— Как ты себя чувствуешь? — спросил наш начальник.
— Отлично! Я всегда себя чувствую отлично.
Он усмехнулся и отпил из стакана. Причмокнул. Он любит виски со слегка гниловатым привкусом торфа. И презирает меня за то, что я люблю что-то попроще.
— Ты какой-то одутловатый. Дышишь в сторону. Пил?
Мне удобно держаться однажды выбранной легенды: я пьяница, которому стать алкоголиком не дает редкое генетическое заболевание — алкоголь не может включиться в метаболизм клеток, так как его не пропускают мембраны моих митохондрий. Это — очевидная чушь, но когда-то мне удалось правдоподобно ее изложить — психологи, как и все мистики, трепещут перед естественными науками, — и коллеги в нее поверили. Как еще раньше поверили в то, что я человек ранимый и могу сорваться из-за совершеннейших мелочей.
— Что тебя расстроило на этот раз?
— С чего ты взял?
— В среду ты сказался больным, просил два отгула, в четверг и пятницу, в понедельник мы не могли тебя найти целый день, сегодня, во вторник, искали с самого утра. Я подумал — ты решил расслабиться. Кстати, — он сделал еще один, шумный глоток — почему себе не налил? Не желаешь? Предпочитаешь, чтобы я поухаживал?
— Нет… А вообще — давай!
Ранимый должен всегда колебаться. Быть эгоистичным, чуть нагловатым, а нерешительность выставлять в качестве защитного механизма. Для того чтобы избежать болезненных уколов, ему следует осматривать каждую возможность по многу раз. Научиться этому просто. Надо только захотеть.
Он наливает на два пальца, у него пальцы тонкие, нежные, он в жизни ничего тяжелее авторучки в руках не держал.
Я делаю маленький глоток, ставлю стакан на стол. Невротический страх можно уподобить короткому одеялу: как ни укрывайся, какая-то часть тела — наружу. Наш начальник всегда укрыт коротким одеялом. Он толкает папку ко мне.
— Тут вот такое дело, — он привстал, протянул руку, взял папку с рабочего стола. Опыт подсказывает: чем тоньше папка, тем серьезнее ее содержимое и тем тяжелее придется. Я не спешу открывать папку. Чувствую: в этой нечто совершенно особенное. Так и оказывается.

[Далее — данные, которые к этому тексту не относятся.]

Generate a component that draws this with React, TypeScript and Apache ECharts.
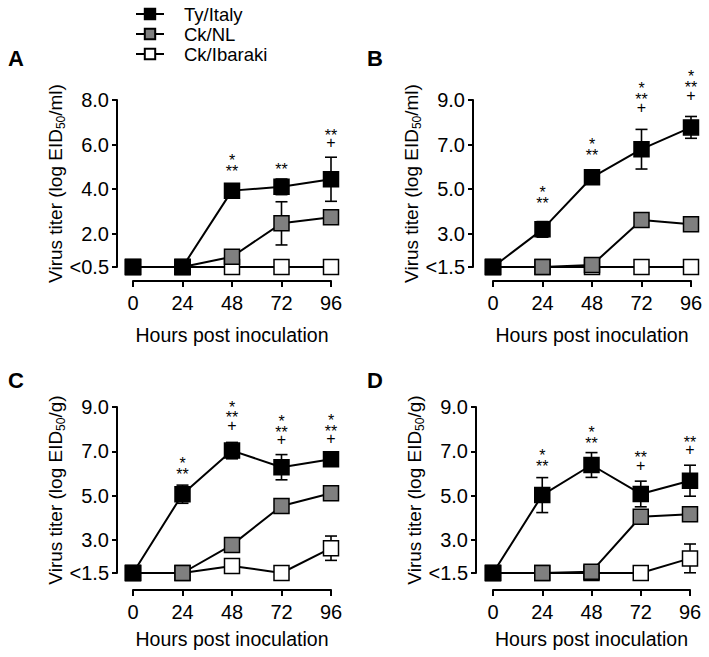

В папке всего несколько листков. По диагонали проглядываю первый, смотрю на второй, возвращаюсь к первому. Потом прочитываю второй, заглядываю в третий. Можно листать и дальше, но уже понятно, что за долгие годы работы в Управлении экстренной психологической помощи при чрезвычайных ситуациях я ни с чем подобным не сталкивался: такого, чтобы жители небольшого старинного городка поверили во встающего из могилы покойника, в то, что он расхаживает по улицам, такого я еще не встречал, но ощущал, что все к этому идет. Это должно было произойти! Мне непросто скрыть тяжелый, на грани ужаса восторг. Я еще раз перелистываю несчастные листочки. От них веет угрозой.